It isn’t as simple as “Wal-Mart/Tesco are big, have market leverage, out-compete other smaller companies, and are therefore EEEVIL.”
Wal-Mart and Tesco are just better at playing the economic game than the others, and the smaller outfits generally don’t realize in time, that you can’t make money trying to sell the same Tide/Persil that Wal-Mart/Tesco does, except for 15% more than they charge.
Even in places where there are many Wal-Marts, you’ll notice that there are still other food, clothing, hardware and sporting goods stores. The catch is that all of the smaller stores have something about them that differentiates them from Wal-Mart (and the other stores in their category, usually). Wal-Mart has a lock on low prices, but they sacrifice variety and often quality to get that. You’re stuck with “Good Value” olive oil in a 32 oz bottle.
However, you can go to the local gourmet food store and get 27 different varieties of extra virgin olive oil. You pay more for this variety, but that’s what this whole post is about.
There are two basic strategies for businesses: being the lowest cost supplier, or differentiating yourself and charging a premium.
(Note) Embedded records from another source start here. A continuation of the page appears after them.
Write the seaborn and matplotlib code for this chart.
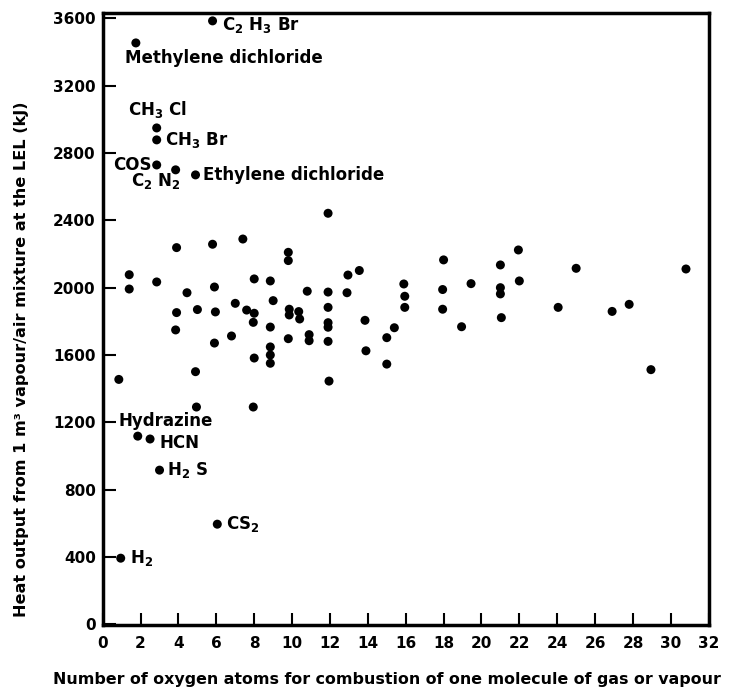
import matplotlib
matplotlib.use("Agg")
import matplotlib.pyplot as plt
import seaborn as sns
import pandas as pd

# ---- data ----
x_unlabeled = [3.9, 5.8, 7.4, 9.8, 9.8, 1.4, 1.4, 2.85, 4.45, 5.9,
               8.0, 8.85, 10.8, 9.0, 7.0, 3.9, 5.0, 5.95, 7.6, 8.0,
               7.95, 8.85, 9.85, 9.85, 10.35, 10.4, 3.85, 6.8, 5.9, 9.8,
               10.9, 10.9, 8.85, 8.85, 8.85, 8.0, 0.85, 4.9, 4.95, 7.95,
               11.9, 11.9, 11.9, 11.9, 11.9, 11.9, 11.95, 12.95, 13.55, 12.9,
               13.85, 13.9, 15.4, 15.0, 15.0, 15.9, 15.95, 15.95, 18.0, 17.95,
               17.95, 18.95, 19.45, 21.0, 21.0, 21.0, 21.05, 21.95, 22.0, 25.0,
               24.05, 26.9, 27.8, 28.95, 30.8]
y_unlabeled = [2237, 2257, 2288, 2209, 2160, 2076, 1991, 2033, 1969, 2003,
               2051, 2039, 1978, 1922, 1906, 1851, 1869, 1855, 1866, 1847,
               1793, 1765, 1871, 1837, 1857, 1813, 1748, 1712, 1670, 1696,
               1720, 1684, 1647, 1599, 1550, 1581, 1454, 1500, 1290, 1290,
               2441, 1973, 1882, 1791, 1764, 1680, 1444, 2074, 2101, 1969,
               1805, 1624, 1761, 1702, 1545, 2021, 1948, 1882, 2164, 1988,
               1871, 1767, 2023, 2134, 1999, 1962, 1821, 2223, 2039, 2114,
               1882, 1858, 1900, 1512, 2110]

label_names = ["C$_2$ H$_3$ Br", "Methylene dichloride", "CH$_3$ Cl", "CH$_3$ Br",
               "COS", "C$_2$ N$_2$", "Ethylene dichloride", "Hydrazine",
               "HCN", "H$_2$ S", "CS$_2$", "H$_2$"]
label_x = [5.8, 1.75, 2.85, 2.85, 2.85, 3.85, 4.9, 1.85, 2.5, 3.0, 6.05, 0.95]
label_y = [3584, 3453, 2948, 2877, 2728, 2699, 2669, 1117, 1100, 915, 594, 392]

x_ticks = list(range(0, 33, 2))
y_ticks = list(range(0, 3601, 400))

x_title = "Number of oxygen atoms for combustion of one molecule of gas or vapour"
y_title = "Heat output from 1 m³ vapour/air mixture at the LEL (kJ)"

# ---- styling (positions of annotation text, in pixels) ----
label_offsets = [(9, -4, "left"), (-11, -15, "left"), (-29, 18, "left"), (8, 0, "left"),
                 (-5, 0, "right"), (-45, -11, "left"), (7, 0, "left"), (-19, 15, "left"),
                 (9, -4, "left"), (7, 0, "left"), (9, 0, "left"), (9, 0, "left")]

sns.set_style("ticks")
plt.rcParams["font.family"] = ["DejaVu Sans"]
plt.rcParams["font.weight"] = "bold"
plt.rcParams["mathtext.default"] = "regular"
plt.rcParams["text.color"] = "black"
plt.rcParams["axes.labelcolor"] = "black"
plt.rcParams["xtick.color"] = "black"
plt.rcParams["ytick.color"] = "black"

df = pd.DataFrame({
    "x": x_unlabeled + label_x,
    "y": y_unlabeled + label_y,
})

fig = plt.figure(figsize=(7.39, 6.91), dpi=100)
ax = fig.add_axes([0.139, 0.0955, 0.820, 0.8855])

sns.scatterplot(data=df, x="x", y="y", ax=ax, color="black", s=42,
                edgecolor="none", linewidth=0, legend=False)

for name, lx, ly, (dx, dy, ha) in zip(label_names, label_x, label_y, label_offsets):
    ax.annotate(name, (lx, ly), xytext=(dx, dy), textcoords="offset pixels",
                ha=ha, va="center", fontsize=12, fontweight="bold", color="black")

ax.set_xlim(0, 32)
ax.set_ylim(-5, 3630)
ax.set_xticks(x_ticks)
ax.set_yticks(y_ticks)
ax.set_xticklabels([str(t) for t in x_ticks], fontsize=11, fontweight="bold", color="black")
ax.set_yticklabels([str(t) for t in y_ticks], fontsize=11, fontweight="bold", color="black")
ax.tick_params(axis="both", direction="in", length=9, width=1.5, color="black",
               labelcolor="black")
ax.tick_params(axis="x", pad=8)
ax.tick_params(axis="y", pad=5)

for sp in ax.spines.values():
    sp.set_visible(True)
    sp.set_linewidth(2.5)
    sp.set_color("black")

ax.set_xlabel(x_title, fontsize=11.4, fontweight="bold", color="black")
ax.set_ylabel(y_title, fontsize=11.6, fontweight="bold", color="black")
ax.xaxis.set_label_coords(0.469, -0.077)
ax.yaxis.set_label_coords(-0.122, 0.435)

fig.savefig("out.png", dpi=100, facecolor="white")
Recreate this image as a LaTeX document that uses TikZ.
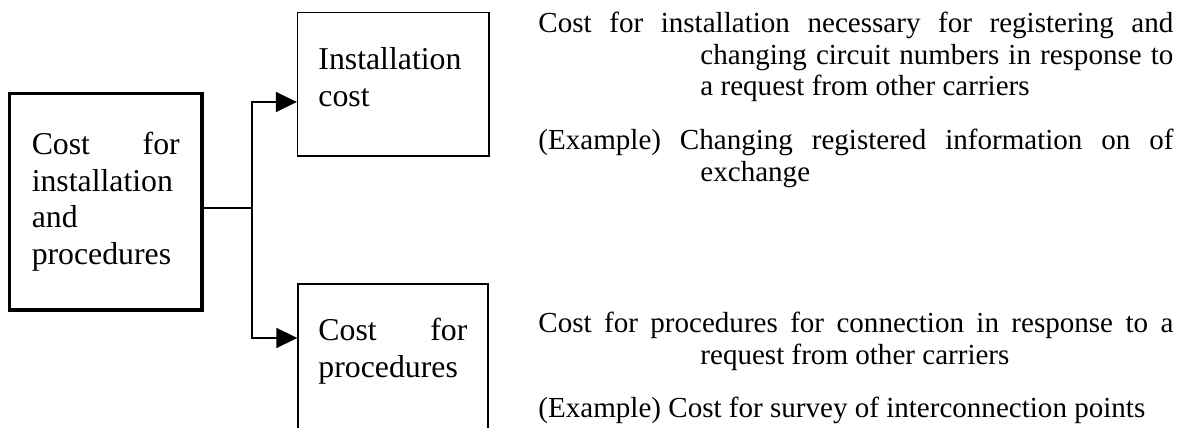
\documentclass[tikz,border=0pt]{standalone}
\usepackage{fontspec}
\setmainfont{Liberation Serif}
\usetikzlibrary{arrows.meta}
\begin{document}
\begin{tikzpicture}[x=0.4405pt,y=-0.4405pt,
  thinbox/.style={draw, line width=0.6pt, inner sep=0pt},
  bigbox/.style={draw, line width=1.4pt, inner xsep=9.8pt, inner ysep=0pt,
    text width=65.19pt, align=justify, font=\fontsize{14}{16.1}\selectfont},
  boxtext/.style={anchor=base west, inner sep=0pt, text width=65.63pt,
    align=justify, font=\fontsize{14}{15.86}\selectfont},
  desc/.style={anchor=base west, inner sep=0pt, text width=279.7pt,
    align=justify, font=\fontsize{12.8}{13.66}\selectfont},
  conn/.style={draw, line width=0.6pt},
  tip/.style={-{Triangle[length=9.2pt,width=8.8pt]}}]
\useasboundingbox (0,0) rectangle (1186,428);
\clip (0,0) rectangle (1186,428);

% left box
\node[bigbox, minimum width=84.8pt, minimum height=95.37pt] (L) at (105.75,201.75)
  {Cost for\linebreak installation\newline and\newline procedures};

% right boxes
\node[thinbox, minimum width=84.36pt, minimum height=63.21pt] (T) at (393.25,84.25) {};
\node[boxtext] (Tt) at (318,70) {Installation\newline cost};
\node[thinbox, minimum width=83.7pt, minimum height=79.3pt] (B) at (393,374) {};
\node[boxtext] (Bt) at (318,341) {Cost for\linebreak procedures};

% connectors
\coordinate (J) at (252,208);
\draw[conn] (L.east |- J) -- (J);
\draw[conn,tip] (J) |- ([yshift=-7.82pt]T.west);
\draw[conn,tip] (J) |- ([yshift=15.86pt]B.west);

% descriptions
\node[desc] (d1) at (538,33) {\hangindent=71.36pt\hangafter=1 Cost for installation necessary for registering and\linebreak changing circuit numbers in response to\linebreak a request from other carriers\par};
\node[desc] (d2) at (538,150) {\hangindent=71.36pt\hangafter=1 (Example) Changing registered information on of\linebreak exchange\par};
\node[desc] (d3) at (538,333) {\hangindent=71.36pt\hangafter=1 Cost for procedures for connection in response to a\linebreak request from other carriers\par};
\node[desc] (d4) at (538,418) {(Example) Cost for survey of interconnection points\par};
\end{tikzpicture}
\end{document}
Obviously, Wal-Mart is excellent at the Low-Cost strategy. As a matter of fact, it’s pretty much their ONLY strategy.
Other stores successfully competing with Wal-Mart differentiate themselves somehow- whether it’s greater variety within the same category, whole different lines of products that Wal-Mart doesn’t sell, etc… You get the idea.
For example, every corner store, grocery, drugstore, convenience store and news stand all sell cigarettes and tobacco products. Yet there are still specialty tobacco stores who sell stuff you can’t get anywhere else.
I’ve always wondered why we don’t jump all over the small stores for not competing well, than get on the big one for doing what it is supposed to do.